Kahn’s Algorithm – Topological Sort¶

Goal: Sort nodes in a Directed Acyclic Graph (DAG) according to dependency order.

Concept: - Nodes with no incoming edges come first. - Remove them, then update incoming edge counts for remaining nodes. - Repeat until all nodes are processed.

Pseudocode:

Kahns(Graph G):
  Array sorted = []
  Array count = 0 for each node
  Stack next = empty

  # Count incoming edges
  FOR EACH node IN G.nodes:
      FOR EACH edge IN node.edges:
          count[edge.to_node] += 1

  # Initialize stack with nodes having no incoming edges
  FOR EACH node IN G.nodes:
      IF count[node.id] == 0:
          next.Push(node)

  # Process nodes
  WHILE NOT next.IsEmpty():
      current = next.Pop()
      Append current to sorted
      FOR EACH edge IN current.edges:
          count[edge.to_node] -= 1
          IF count[edge.to_node] == 0:
              next.Push(G.nodes[edge.to_node])

  RETURN sorted

Notes: - Works only on acyclic graphs. - If sorted list size < number of nodes → cycle detected.

Why This Matters¶

Graphs model real-world systems: roads, networks, dependencies.
Algorithms leverage this structure for: - Shortest path (Dijkstra) - Minimum connections (Prim) - Ordered processing (Kahn)

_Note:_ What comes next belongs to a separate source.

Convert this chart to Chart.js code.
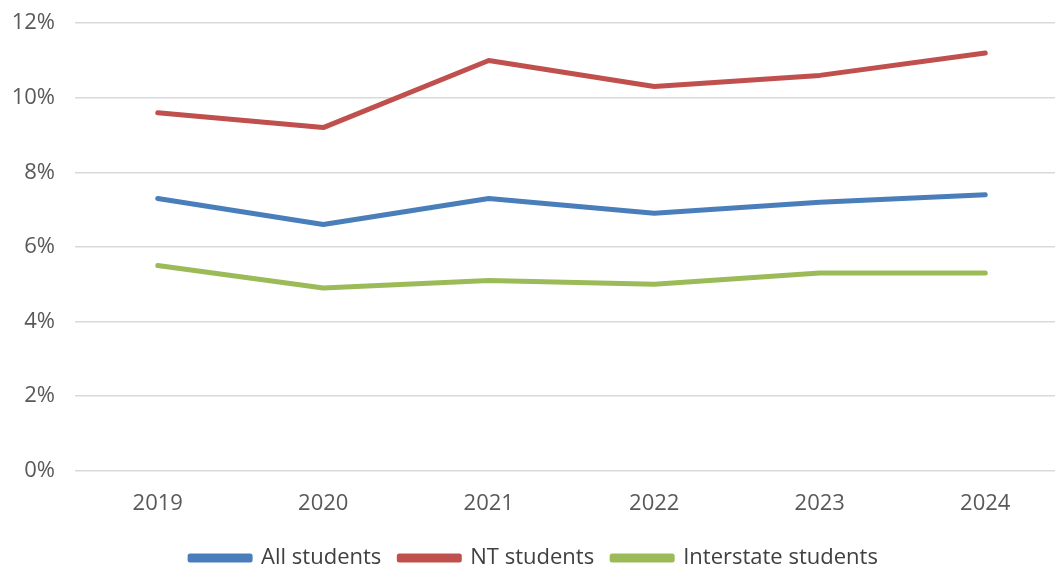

Key Insight: The structure of data both defines the problem and shapes the algorithmic solution.

Key Terms¶

Node (Vertex): Individual data point.
Edge: Connection between nodes.
Directed Graph: Edges have direction.
Undirected Graph: Edges are bidirectional.
Weighted Edge: Edge includes a cost or value.
Adjacency List / Matrix: Two ways to represent graphs.
MST (Minimum Spanning Tree): Lowest-cost subset connecting all nodes.
DAG (Directed Acyclic Graph): Graph with no cycles.
Topological Sort: Ordering of nodes based on dependency.

Summary¶

Graphs describe relationships and constraints.
Dijkstra’s finds optimal routes.
Prim’s builds efficient connection networks.
Kahn’s enforces dependency ordering.
Together, they illustrate how data structure drives algorithm design.